With out doubt those of the left show absolute contempt for those of us of the centre. They start their contempt with accusing us of being on the right which is absolute nonsense. Try supporting conventional marriage as an example. You are of the right if you believe that the status quo should be maintained. What nonsense but it is an example of the contempt the left show all the time if you don’t support their regressive policies dressed up as progress.

Graeme

Graeme

The worst contempt on display these days is the violent Left and their protests against democracy and free speech.

Greg

Greg

” Acting with moral and intellectual integrity can help us see ourselves not ideally as superior but as at least bigger than the bigots around us and hopefully in time able to re-educate them”.

Judith – typical Marxist dogma  – thought you were better than this.
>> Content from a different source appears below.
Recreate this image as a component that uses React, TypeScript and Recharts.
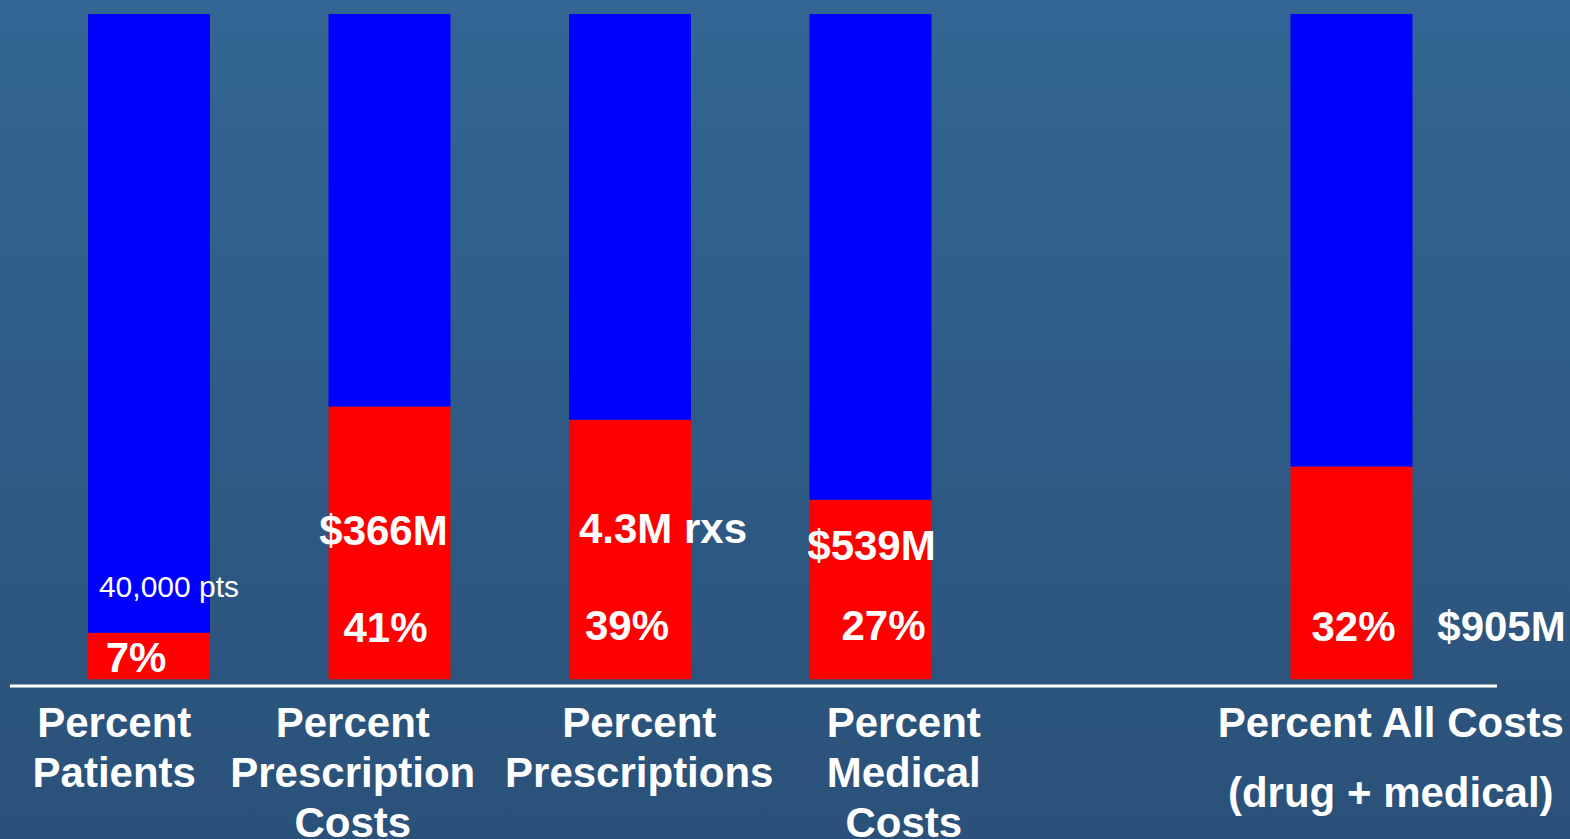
import { BarChart, Bar, XAxis, YAxis, LabelList } from "recharts";

// share of the subgroup (red) vs everyone else (blue), in percent
const categoryKeys = ["patients", "rxCosts", "rxCount", "medCosts", "gap", "allCosts"];
const tickLines = [
    ["Percent", "Patients"],
    ["Percent", "Prescription", "Costs"],
    ["Percent", "Prescriptions"],
    ["Percent", "Medical", "Costs"],
    [],
    ["Percent All Costs", "(drug + medical)"],
];
const sharePct = [7, 41, 39, 27, null, 32];
const restPct = [93, 59, 61, 73, null, 68];
const shareLabels = ["7%", "41%", "39%", "27%", "", "32%"];
const totals = ["40,000 pts", "$366M", "4.3M rxs", "$539M", "", "$905M"];

// label placement, relative to the bar centre / bar bottom
const pctSpot = [[-13, 7], [-4, 37], [-3, 39], [13, 39], [0, 0], [2, 38]];
const noteSpot = [[20, 82], [-6, 134], [33, 136], [1, 119], [0, 0], [150, 38]];
const tickNudge = [-35, -37, 9, 33, 0, 39];
const tickGap = [50, 50, 50, 50, 50, 70];

const data = categoryKeys.map((k, i) => ({ name: k, share: sharePct[i], rest: restPct[i] }));

const FONT = "'Liberation Sans', Arial, sans-serif";

function ShareLabel(props: any) {
    const { x, y, width, height, value } = props;
    const index = categoryKeys.indexOf(value);
    if (index < 0 || sharePct[index] == null || x == null) return null;
    const cx = x + width / 2;
    const bottom = y + height;
    const [pdx, prise] = pctSpot[index];
    const [ndx, nrise] = noteSpot[index];
    const small = index === 0;
    return (
        <g fontFamily={FONT} fill="#ffffff">
            <text x={cx + pdx} y={bottom - prise} textAnchor="middle" fontSize={42} fontWeight="bold">{shareLabels[index]}</text>
            <text x={cx + ndx} y={bottom - nrise} textAnchor="middle" fontSize={small ? 30 : 42} fontWeight={small ? "normal" : "bold"}>{totals[index]}</text>
        </g>
    );
}

function CategoryTick({ x, y, index }: any) {
    const lines = tickLines[index] ?? [];
    return (
        <g fontFamily={FONT} fill="#ffffff" fontSize={42} fontWeight="bold">
            {lines.map((line, i) => (
                <text key={i} x={x + tickNudge[index]} y={y + 51 + i * tickGap[index]} textAnchor="middle">{line}</text>
            ))}
        </g>
    );
}

export default function App() {
    return (
        <div style={{ position: "absolute", left: 0, top: 0, width: 1570, height: 839, overflow: "hidden", background: "linear-gradient(to bottom, #336694, #2a5179)" }}>
            <BarChart width={1570} height={839} data={data} margin={{ top: 14, right: 73, left: 10, bottom: 0 }} barSize={122}>
                <XAxis dataKey="name" height={153} padding={{ left: 19, right: 25 }} axisLine={{ stroke: "#ffffff", strokeWidth: 3 }} tickLine={false} tickSize={0} tickMargin={0} interval={0} tick={<CategoryTick />} />
                <YAxis hide domain={[-1, 100]} allowDataOverflow />
                <Bar dataKey="share" stackId="s" fill="#ff0000" isAnimationActive={false}>
                    <LabelList dataKey="name" content={<ShareLabel />} />
                </Bar>
                <Bar dataKey="rest" stackId="s" fill="#0000ff" isAnimationActive={false} />
            </BarChart>
        </div>
    );
}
The only people I know who DO NOT act with Moral and intellectual integrity and are BIGOTED are from the left.

Deporable No.1

Sandra

Sandra

@Greg The moment we start seeing ourselves as bigger than those around us is the moment we start feeling contempt for them. As for re-education, sorry, but I have vague memories of the cultural revolution in China. We just need to behave properly and act with integrity, and persuade people by our arguments. I think you agree, Greg–sorry to seem as if I’m arguing with you. Just going off at a tangent.

Tom

Tom

So “millions of disenchanted people” are being “racist, xenophobic, misogynistic and ­homophobic, and are showing contempt for women and minorities.” Surely you mean deplorable.

Keep trying to make sense of it, maybe one day you’ll get it.

Rob

Rob

60 million Trump voters felt the empathy of ABC’s Virginia “should be subjected to an IQ test” Trioli.

Damien

Damien

The contempt I see in this article is for the audience from the author.

What utter trash.

Let me give you a vicious eye roll as I dump this piece.

A

A

Oh yay! Someyhing else we can all be a “victim” of. Where do I sign for compo?

Ed

Ed

Absolutely right Ruth there is a lot of contempt on show in recent times, particularly in the US elections and it all came from the elitist provinces (mostly on the east and west coasts) and it was directed towards the people who they perceived to be inferior in culture and intellect (the working class in the fly-over states). This had nothing to do with their religion, sex or ethnicity.

robert

robert

You seem to think contempt is the preserve of the right. Perhaps you’re expressing your contempt for those who don’t agree with you.

There is no more racism now than there was 10, 50 or 100 years ago. Likewise sexism. Talk to somebody who lived through real sexist and racist times.

I’m only 50 and I remember my mother having to jump through hoops to get a loan to buy the house.